Description of the task
Strip the pictures and reproduce the rest of the listing exactly.

>> Start Data segment

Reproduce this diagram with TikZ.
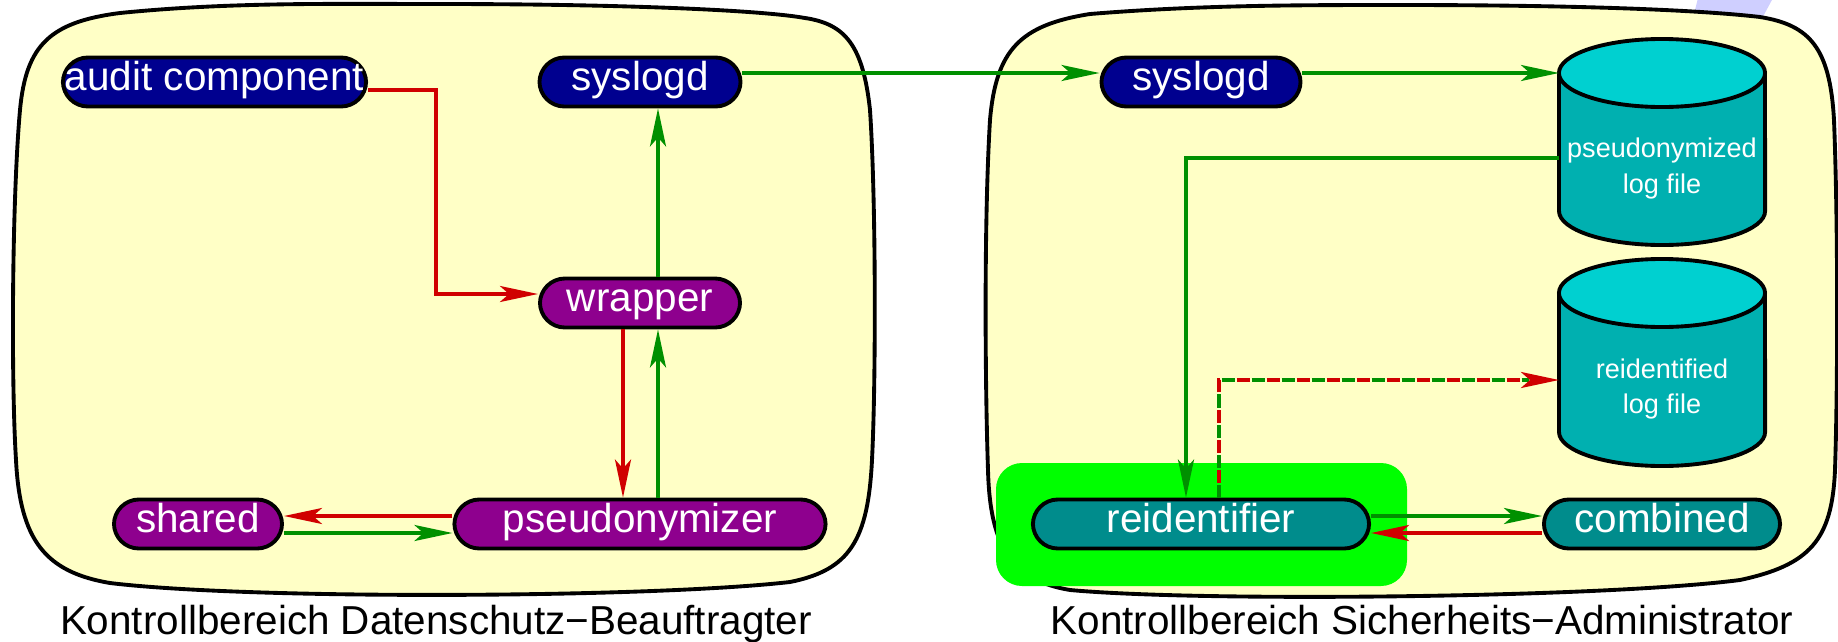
\documentclass[tikz,border=0pt]{standalone}
\usepackage{fontspec}
\setmainfont{Liberation Sans}
\usetikzlibrary{arrows.meta,calc}

\definecolor{regionfill}{HTML}{FFFFC6}
\definecolor{navyfill}{HTML}{00008F}
\definecolor{purplefill}{HTML}{8E008E}
\definecolor{tealfill}{HTML}{008C8C}
\definecolor{drumbody}{HTML}{00B0B0}
\definecolor{drumtop}{HTML}{00D0D0}
\definecolor{flowgreen}{HTML}{009000}
\definecolor{flowred}{HTML}{D00000}
\definecolor{hilite}{HTML}{00FF00}
\definecolor{lavender}{HTML}{CFCFFF}

\tikzset{
  region/.style={draw=black, line width=1.1pt, fill=regionfill},
  proc/.style={draw=black, line width=1.1pt, rounded corners=0.25cm,
    minimum height=0.49cm, inner sep=0pt, text=white,
    font=\fontsize{11.5pt}{13pt}\selectfont, text height=8pt, text depth=2.9pt},
  navyproc/.style={proc, fill=navyfill},
  purpleproc/.style={proc, fill=purplefill},
  tealproc/.style={proc, fill=tealfill},
  drumline/.style={draw=black, line width=1.1pt},
  drumtext/.style={text=white, align=center, inner sep=0pt,
    font=\fontsize{7.7pt}{10pt}\selectfont},
  caption/.style={anchor=base, inner sep=0pt, font=\fontsize{11.5pt}{13pt}\selectfont},
  flow/.style={line width=1pt, -{Stealth[length=0.38cm, width=0.16cm, inset=0.09cm]}},
  gflow/.style={flow, flowgreen},
  rflow/.style={flow, flowred},
  twotone/.style={dash pattern=on 0.13cm off 0.17cm},
}

\begin{document}
\begin{tikzpicture}[x=0.01cm, y=-0.01cm]
\useasboundingbox (0,0) rectangle (1838,642);

% pale band behind the right area
\fill[lavender] (1698,-2) -- (1773,-2) -- (1745,50) -- (1685,50) -- cycle;

% the two areas of control
\draw[region] (440,4) .. controls (620,4) and (760,10) .. (805,18)
  .. controls (845,24) and (863,45) .. (870,110)
  .. controls (876,200) and (876,380) .. (872,460)
  .. controls (868,540) and (850,570) .. (790,582)
  .. controls (650,598) and (250,600) .. (110,583)
  .. controls (45,572) and (20,540) .. (16,460)
  .. controls (11,380) and (12,200) .. (20,110)
  .. controls (26,45) and (50,22) .. (120,13)
  .. controls (230,2) and (330,4) .. (440,4) -- cycle;
\draw[region] (1400,5) .. controls (1580,5) and (1700,10) .. (1760,17)
  .. controls (1810,25) and (1830,48) .. (1834,120)
  .. controls (1838,220) and (1838,380) .. (1835,470)
  .. controls (1832,540) and (1810,565) .. (1740,580)
  .. controls (1600,598) and (1200,602) .. (1070,590)
  .. controls (1010,580) and (990,545) .. (988,470)
  .. controls (985,380) and (984,220) .. (990,120)
  .. controls (996,50) and (1020,25) .. (1090,14)
  .. controls (1200,5) and (1300,5) .. (1400,5) -- cycle;

\node[caption] (capL) at (436,634) {Kontrollbereich Datenschutz−Beauftragter};
\node[caption] (capR) at (1422,634) {Kontrollbereich Sicherheits−Administrator};

% highlight behind the reidentifier
\fill[hilite, rounded corners=0.26cm] (996,463) rectangle (1407,586);

% log file drums
\fill[drumbody] (1559,73) -- (1559,211)
  arc[start angle=180, end angle=360, x radius=1.03cm, y radius=0.34cm] -- (1765,73) -- cycle;
\draw[drumline] (1559,73) -- (1559,211)
  arc[start angle=180, end angle=360, x radius=1.03cm, y radius=0.34cm] -- (1765,73);
\draw[drumline, fill=drumtop] (1662,73) ellipse [x radius=1.03cm, y radius=0.34cm];
\node[drumtext] (plog) at (1662,168.5) {pseudonymized\\log file};
\coordinate (plogin) at (1559,73);
\coordinate (plogout) at (1559,158);

\fill[drumbody] (1559,293) -- (1559,432)
  arc[start angle=180, end angle=360, x radius=1.03cm, y radius=0.34cm] -- (1765,293) -- cycle;
\draw[drumline] (1559,293) -- (1559,432)
  arc[start angle=180, end angle=360, x radius=1.03cm, y radius=0.34cm] -- (1765,293);
\draw[drumline, fill=drumtop] (1662,293) ellipse [x radius=1.03cm, y radius=0.34cm];
\node[drumtext] (rlog) at (1662,388.6) {reidentified\\log file};
\coordinate (rlogin) at (1559,380);

% processes
\node[navyproc, minimum width=3.03cm] (audit) at (214.5,82) {audit component};
\node[navyproc, minimum width=2.01cm] (sysL) at (640,82) {syslogd};
\node[purpleproc, minimum width=2.00cm] (wrapper) at (640,303) {wrapper};
\node[purpleproc, minimum width=1.68cm] (shared) at (198,524) {shared};
\node[purpleproc, minimum width=3.71cm] (pseudo) at (640,524) {pseudonymizer};
\node[navyproc, minimum width=1.99cm] (sysR) at (1201,82) {syslogd};
\node[tealproc, minimum width=3.36cm] (reid) at (1201,524) {reidentifier};
\node[tealproc, minimum width=2.36cm] (comb) at (1662,524) {combined};

% data flows
\draw[rflow] ($(audit.east)+(0,8)$) -- ++(68,0) |- ($(wrapper.west)+(0,-9)$);
\draw[rflow] ($(wrapper.south)+(-17,0)$) -- ($(pseudo.north)+(-17,0)$);
\draw[gflow] ($(pseudo.north)+(18,0)$) -- ($(wrapper.south)+(18,0)$);
\draw[gflow] ($(wrapper.north)+(18,0)$) -- ($(sysL.south)+(18,0)$);
\draw[rflow] ($(pseudo.west)+(0,-8)$) -- ($(shared.east)+(0,-8)$);
\draw[gflow] ($(shared.east)+(0,9)$) -- ($(pseudo.west)+(0,9)$);
\draw[gflow] ($(sysL.east)+(0,-9)$) -- ($(sysR.west)+(0,-9)$);
\draw[gflow] ($(sysR.east)+(0,-9)$) -- (plogin);
\draw[gflow] (plogout) -| ($(reid.north)+(-15,0)$);
\draw[flowgreen, line width=1pt, twotone, shorten >=0.3cm]
  ($(reid.north)+(18,0)$) |- (rlogin);
\draw[rflow, twotone, dash phase=0.15cm]
  ($(reid.north)+(18,0)$) |- (rlogin);
\draw[gflow] ($(reid.east)+(0,-8)$) -- ($(comb.west)+(0,-8)$);
\draw[rflow] ($(comb.west)+(0,9)$) -- ($(reid.east)+(0,9)$);
\end{tikzpicture}
\end{document}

>> End Data segment

Answer
Reproduce this diagram with TikZ.
\documentclass[tikz,border=0pt]{standalone}
\usepackage{fontspec}
\setmainfont{Liberation Sans}
\usetikzlibrary{arrows.meta,calc}

\definecolor{regionfill}{HTML}{FFFFC6}
\definecolor{navyfill}{HTML}{00008F}
\definecolor{purplefill}{HTML}{8E008E}
\definecolor{tealfill}{HTML}{008C8C}
\definecolor{drumbody}{HTML}{00B0B0}
\definecolor{drumtop}{HTML}{00D0D0}
\definecolor{flowgreen}{HTML}{009000}
\definecolor{flowred}{HTML}{D00000}
\definecolor{hilite}{HTML}{00FF00}
\definecolor{lavender}{HTML}{CFCFFF}

\tikzset{
  region/.style={draw=black, line width=1.1pt, fill=regionfill},
  proc/.style={draw=black, line width=1.1pt, rounded corners=0.25cm,
    minimum height=0.49cm, inner sep=0pt, text=white,
    font=\fontsize{11.5pt}{13pt}\selectfont, text height=8pt, text depth=2.9pt},
  navyproc/.style={proc, fill=navyfill},
  purpleproc/.style={proc, fill=purplefill},
  tealproc/.style={proc, fill=tealfill},
  drumline/.style={draw=black, line width=1.1pt},
  drumtext/.style={text=white, align=center, inner sep=0pt,
    font=\fontsize{7.7pt}{10pt}\selectfont},
  caption/.style={anchor=base, inner sep=0pt, font=\fontsize{11.5pt}{13pt}\selectfont},
  flow/.style={line width=1pt, -{Stealth[length=0.38cm, width=0.16cm, inset=0.09cm]}},
  gflow/.style={flow, flowgreen},
  rflow/.style={flow, flowred},
  twotone/.style={dash pattern=on 0.13cm off 0.17cm},
}

\begin{document}
\begin{tikzpicture}[x=0.01cm, y=-0.01cm]
\useasboundingbox (0,0) rectangle (1838,642);

% pale band behind the right area
\fill[lavender] (1698,-2) -- (1773,-2) -- (1745,50) -- (1685,50) -- cycle;

% the two areas of control
\draw[region] (440,4) .. controls (620,4) and (760,10) .. (805,18)
  .. controls (845,24) and (863,45) .. (870,110)
  .. controls (876,200) and (876,380) .. (872,460)
  .. controls (868,540) and (850,570) .. (790,582)
  .. controls (650,598) and (250,600) .. (110,583)
  .. controls (45,572) and (20,540) .. (16,460)
  .. controls (11,380) and (12,200) .. (20,110)
  .. controls (26,45) and (50,22) .. (120,13)
  .. controls (230,2) and (330,4) .. (440,4) -- cycle;
\draw[region] (1400,5) .. controls (1580,5) and (1700,10) .. (1760,17)
  .. controls (1810,25) and (1830,48) .. (1834,120)
  .. controls (1838,220) and (1838,380) .. (1835,470)
  .. controls (1832,540) and (1810,565) .. (1740,580)
  .. controls (1600,598) and (1200,602) .. (1070,590)
  .. controls (1010,580) and (990,545) .. (988,470)
  .. controls (985,380) and (984,220) .. (990,120)
  .. controls (996,50) and (1020,25) .. (1090,14)
  .. controls (1200,5) and (1300,5) .. (1400,5) -- cycle;

\node[caption] (capL) at (436,634) {Kontrollbereich Datenschutz−Beauftragter};
\node[caption] (capR) at (1422,634) {Kontrollbereich Sicherheits−Administrator};

% highlight behind the reidentifier
\fill[hilite, rounded corners=0.26cm] (996,463) rectangle (1407,586);

% log file drums
\fill[drumbody] (1559,73) -- (1559,211)
  arc[start angle=180, end angle=360, x radius=1.03cm, y radius=0.34cm] -- (1765,73) -- cycle;
\draw[drumline] (1559,73) -- (1559,211)
  arc[start angle=180, end angle=360, x radius=1.03cm, y radius=0.34cm] -- (1765,73);
\draw[drumline, fill=drumtop] (1662,73) ellipse [x radius=1.03cm, y radius=0.34cm];
\node[drumtext] (plog) at (1662,168.5) {pseudonymized\\log file};
\coordinate (plogin) at (1559,73);
\coordinate (plogout) at (1559,158);

\fill[drumbody] (1559,293) -- (1559,432)
  arc[start angle=180, end angle=360, x radius=1.03cm, y radius=0.34cm] -- (1765,293) -- cycle;
\draw[drumline] (1559,293) -- (1559,432)
  arc[start angle=180, end angle=360, x radius=1.03cm, y radius=0.34cm] -- (1765,293);
\draw[drumline, fill=drumtop] (1662,293) ellipse [x radius=1.03cm, y radius=0.34cm];
\node[drumtext] (rlog) at (1662,388.6) {reidentified\\log file};
\coordinate (rlogin) at (1559,380);

% processes
\node[navyproc, minimum width=3.03cm] (audit) at (214.5,82) {audit component};
\node[navyproc, minimum width=2.01cm] (sysL) at (640,82) {syslogd};
\node[purpleproc, minimum width=2.00cm] (wrapper) at (640,303) {wrapper};
\node[purpleproc, minimum width=1.68cm] (shared) at (198,524) {shared};
\node[purpleproc, minimum width=3.71cm] (pseudo) at (640,524) {pseudonymizer};
\node[navyproc, minimum width=1.99cm] (sysR) at (1201,82) {syslogd};
\node[tealproc, minimum width=3.36cm] (reid) at (1201,524) {reidentifier};
\node[tealproc, minimum width=2.36cm] (comb) at (1662,524) {combined};

% data flows
\draw[rflow] ($(audit.east)+(0,8)$) -- ++(68,0) |- ($(wrapper.west)+(0,-9)$);
\draw[rflow] ($(wrapper.south)+(-17,0)$) -- ($(pseudo.north)+(-17,0)$);
\draw[gflow] ($(pseudo.north)+(18,0)$) -- ($(wrapper.south)+(18,0)$);
\draw[gflow] ($(wrapper.north)+(18,0)$) -- ($(sysL.south)+(18,0)$);
\draw[rflow] ($(pseudo.west)+(0,-8)$) -- ($(shared.east)+(0,-8)$);
\draw[gflow] ($(shared.east)+(0,9)$) -- ($(pseudo.west)+(0,9)$);
\draw[gflow] ($(sysL.east)+(0,-9)$) -- ($(sysR.west)+(0,-9)$);
\draw[gflow] ($(sysR.east)+(0,-9)$) -- (plogin);
\draw[gflow] (plogout) -| ($(reid.north)+(-15,0)$);
\draw[flowgreen, line width=1pt, twotone, shorten >=0.3cm]
  ($(reid.north)+(18,0)$) |- (rlogin);
\draw[rflow, twotone, dash phase=0.15cm]
  ($(reid.north)+(18,0)$) |- (rlogin);
\draw[gflow] ($(reid.east)+(0,-8)$) -- ($(comb.west)+(0,-8)$);
\draw[rflow] ($(comb.west)+(0,9)$) -- ($(reid.east)+(0,9)$);
\end{tikzpicture}
\end{document}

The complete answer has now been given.